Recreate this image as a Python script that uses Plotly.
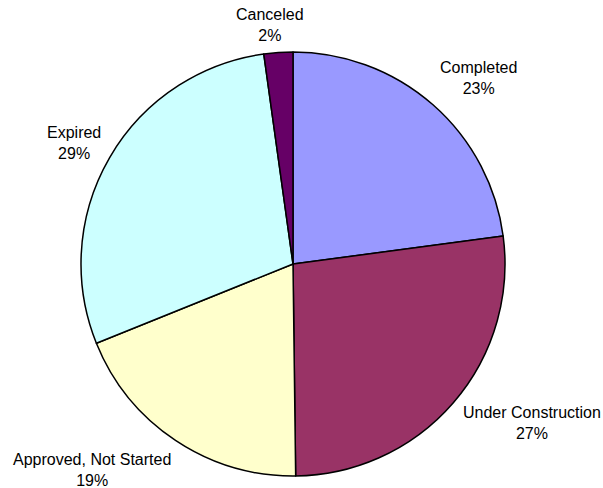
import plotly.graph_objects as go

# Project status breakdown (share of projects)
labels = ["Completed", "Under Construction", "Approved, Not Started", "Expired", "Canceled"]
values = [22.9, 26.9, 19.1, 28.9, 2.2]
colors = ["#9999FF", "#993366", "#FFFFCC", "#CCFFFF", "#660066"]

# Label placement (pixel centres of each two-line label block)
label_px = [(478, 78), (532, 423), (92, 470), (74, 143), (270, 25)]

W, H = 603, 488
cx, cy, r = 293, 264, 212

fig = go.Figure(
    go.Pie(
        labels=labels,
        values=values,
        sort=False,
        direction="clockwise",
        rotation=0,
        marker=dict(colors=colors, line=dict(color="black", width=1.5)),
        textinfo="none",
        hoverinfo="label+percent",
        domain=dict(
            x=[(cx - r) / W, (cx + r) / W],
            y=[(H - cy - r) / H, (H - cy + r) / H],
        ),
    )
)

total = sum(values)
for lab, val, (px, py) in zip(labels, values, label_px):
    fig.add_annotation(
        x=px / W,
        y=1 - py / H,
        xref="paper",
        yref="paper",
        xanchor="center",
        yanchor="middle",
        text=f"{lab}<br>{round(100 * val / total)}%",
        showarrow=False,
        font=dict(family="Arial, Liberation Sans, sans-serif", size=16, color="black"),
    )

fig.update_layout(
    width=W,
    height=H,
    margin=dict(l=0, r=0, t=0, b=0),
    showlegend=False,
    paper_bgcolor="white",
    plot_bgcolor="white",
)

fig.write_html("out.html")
***
Starting with the first line of the data above and ending with the line containing "cx, cy, r = 293, 264, 212", please restate every line exactly, leaving images out.

SOLUTION:
Recreate this image as a Python script that uses Plotly.
import plotly.graph_objects as go

# Project status breakdown (share of projects)
labels = ["Completed", "Under Construction", "Approved, Not Started", "Expired", "Canceled"]
values = [22.9, 26.9, 19.1, 28.9, 2.2]
colors = ["#9999FF", "#993366", "#FFFFCC", "#CCFFFF", "#660066"]

# Label placement (pixel centres of each two-line label block)
label_px = [(478, 78), (532, 423), (92, 470), (74, 143), (270, 25)]

W, H = 603, 488
cx, cy, r = 293, 264, 212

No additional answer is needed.